Just as there is no one way for a composer to express himself or to notate music, etc., neither is there one way for a musician to read the notation, to interpret, or to live. We find ourselves, for this reason, in a network of meanings, gestures, and signs which have to be fathomed and expanded together.

The tone, the breath, the gestures, the dedication, and the potentialities of a musician were also ultimately decisive for the form of this piece. It is music which pushes the expressive and technical possibilities of the instrument to its very limits. It is music in which the musician has to transport the contexts and expression over and above the notation.

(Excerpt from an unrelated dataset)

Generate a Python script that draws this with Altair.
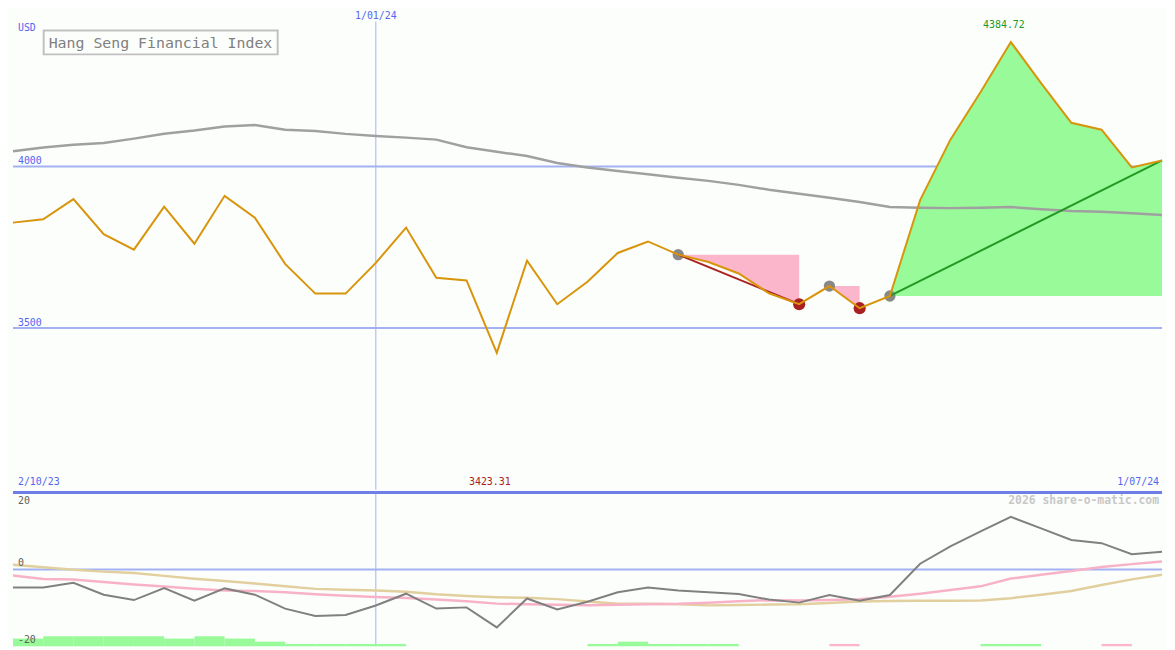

It was not necessary for me to find a new form for this piece; it is a work which can and should be performed in a ‘normal’ concert situation. I deliberately wanted to integrate the perhaps new and unusual content into a familiar form (thus the title ‘Sonata’) And I also wanted to embed the aforementioned extreme situations (in which the technical extremes are synonyms for tension, isolation, loss or tenderness) in an organic process in order for the listener to be able to empathize with and comprehend what is expressed in the piece.

I would like to thank Natalie Clein, to whom the Sonata is dedicated, for inspiring this piece and for the path that led to the realization of the music.